-- START RECORDS FOR THIS TASK --
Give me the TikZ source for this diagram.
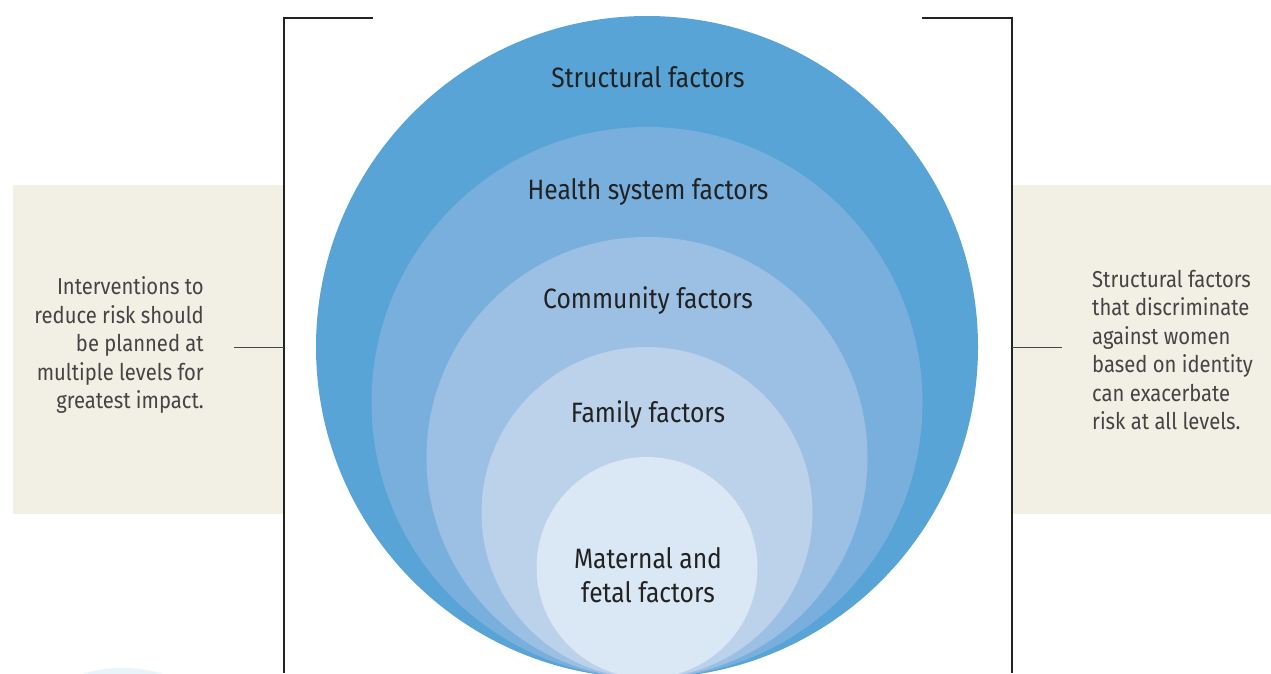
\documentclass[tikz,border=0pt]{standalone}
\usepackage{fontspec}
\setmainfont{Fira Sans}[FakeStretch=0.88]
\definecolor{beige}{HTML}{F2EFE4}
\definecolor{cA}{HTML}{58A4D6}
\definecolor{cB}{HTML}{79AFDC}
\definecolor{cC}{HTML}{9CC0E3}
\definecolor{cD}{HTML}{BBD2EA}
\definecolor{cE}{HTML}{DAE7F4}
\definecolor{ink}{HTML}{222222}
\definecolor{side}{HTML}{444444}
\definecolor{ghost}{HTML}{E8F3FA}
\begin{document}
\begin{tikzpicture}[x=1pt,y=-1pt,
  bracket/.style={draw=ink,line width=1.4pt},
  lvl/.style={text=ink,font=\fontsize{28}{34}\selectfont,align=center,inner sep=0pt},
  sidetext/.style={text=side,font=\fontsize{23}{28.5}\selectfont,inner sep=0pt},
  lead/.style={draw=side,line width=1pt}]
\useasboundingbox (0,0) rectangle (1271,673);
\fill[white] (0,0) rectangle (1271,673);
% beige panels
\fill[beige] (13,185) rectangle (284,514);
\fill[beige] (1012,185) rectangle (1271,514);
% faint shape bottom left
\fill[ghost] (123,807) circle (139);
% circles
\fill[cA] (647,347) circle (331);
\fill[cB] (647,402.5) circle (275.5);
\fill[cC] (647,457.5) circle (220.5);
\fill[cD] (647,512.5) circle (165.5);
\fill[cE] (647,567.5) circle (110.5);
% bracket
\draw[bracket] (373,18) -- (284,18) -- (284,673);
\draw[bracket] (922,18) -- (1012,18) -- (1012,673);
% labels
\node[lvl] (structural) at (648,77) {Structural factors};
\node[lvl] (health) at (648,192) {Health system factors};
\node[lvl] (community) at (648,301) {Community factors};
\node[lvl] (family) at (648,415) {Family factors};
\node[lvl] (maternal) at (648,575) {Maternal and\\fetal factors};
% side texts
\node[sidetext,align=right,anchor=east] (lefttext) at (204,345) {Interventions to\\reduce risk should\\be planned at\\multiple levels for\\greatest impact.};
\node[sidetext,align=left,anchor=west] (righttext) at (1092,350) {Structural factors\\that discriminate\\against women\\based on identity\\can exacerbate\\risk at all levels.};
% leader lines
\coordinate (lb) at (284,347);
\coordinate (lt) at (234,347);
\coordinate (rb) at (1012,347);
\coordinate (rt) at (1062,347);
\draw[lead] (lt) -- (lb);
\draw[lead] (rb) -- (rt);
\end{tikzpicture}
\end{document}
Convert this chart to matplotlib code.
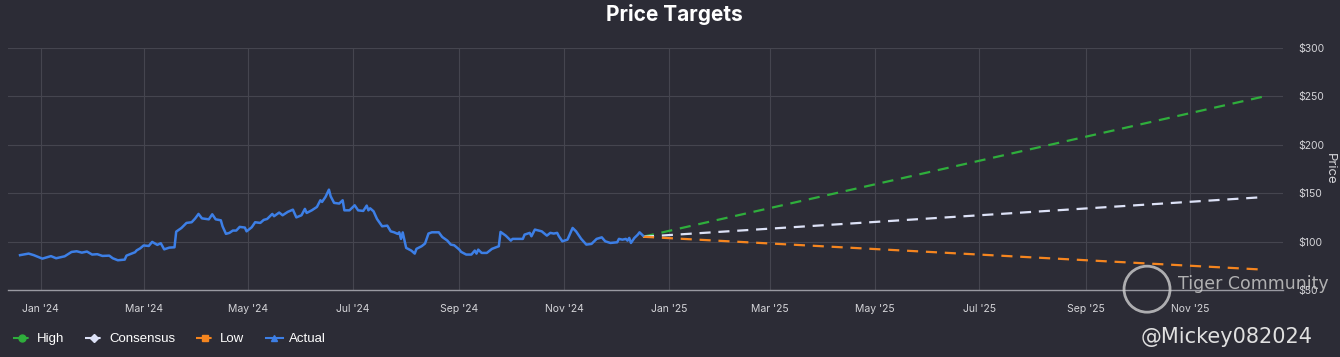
-- END RECORDS FOR THIS TASK --
Copy all the lines of data exactly as they appear, dropping any images.

Give me the TikZ source for this diagram.
\documentclass[tikz,border=0pt]{standalone}
\usepackage{fontspec}
\setmainfont{Fira Sans}[FakeStretch=0.88]
\definecolor{beige}{HTML}{F2EFE4}
\definecolor{cA}{HTML}{58A4D6}
\definecolor{cB}{HTML}{79AFDC}
\definecolor{cC}{HTML}{9CC0E3}
\definecolor{cD}{HTML}{BBD2EA}
\definecolor{cE}{HTML}{DAE7F4}
\definecolor{ink}{HTML}{222222}
\definecolor{side}{HTML}{444444}
\definecolor{ghost}{HTML}{E8F3FA}
\begin{document}
\begin{tikzpicture}[x=1pt,y=-1pt,
  bracket/.style={draw=ink,line width=1.4pt},
  lvl/.style={text=ink,font=\fontsize{28}{34}\selectfont,align=center,inner sep=0pt},
  sidetext/.style={text=side,font=\fontsize{23}{28.5}\selectfont,inner sep=0pt},
  lead/.style={draw=side,line width=1pt}]
\useasboundingbox (0,0) rectangle (1271,673);
\fill[white] (0,0) rectangle (1271,673);
% beige panels
\fill[beige] (13,185) rectangle (284,514);
\fill[beige] (1012,185) rectangle (1271,514);
% faint shape bottom left
\fill[ghost] (123,807) circle (139);
% circles
\fill[cA] (647,347) circle (331);
\fill[cB] (647,402.5) circle (275.5);
\fill[cC] (647,457.5) circle (220.5);
\fill[cD] (647,512.5) circle (165.5);
\fill[cE] (647,567.5) circle (110.5);
% bracket
\draw[bracket] (373,18) -- (284,18) -- (284,673);
\draw[bracket] (922,18) -- (1012,18) -- (1012,673);
% labels
\node[lvl] (structural) at (648,77) {Structural factors};
\node[lvl] (health) at (648,192) {Health system factors};
\node[lvl] (community) at (648,301) {Community factors};
\node[lvl] (family) at (648,415) {Family factors};
\node[lvl] (maternal) at (648,575) {Maternal and\\fetal factors};
% side texts
\node[sidetext,align=right,anchor=east] (lefttext) at (204,345) {Interventions to\\reduce risk should\\be planned at\\multiple levels for\\greatest impact.};
\node[sidetext,align=left,anchor=west] (righttext) at (1092,350) {Structural factors\\that discriminate\\against women\\based on identity\\can exacerbate\\risk at all levels.};
% leader lines
\coordinate (lb) at (284,347);
\coordinate (lt) at (234,347);
\coordinate (rb) at (1012,347);
\coordinate (rt) at (1062,347);
\draw[lead] (lt) -- (lb);
\draw[lead] (rb) -- (rt);
\end{tikzpicture}
\end{document}
Convert this chart to matplotlib code.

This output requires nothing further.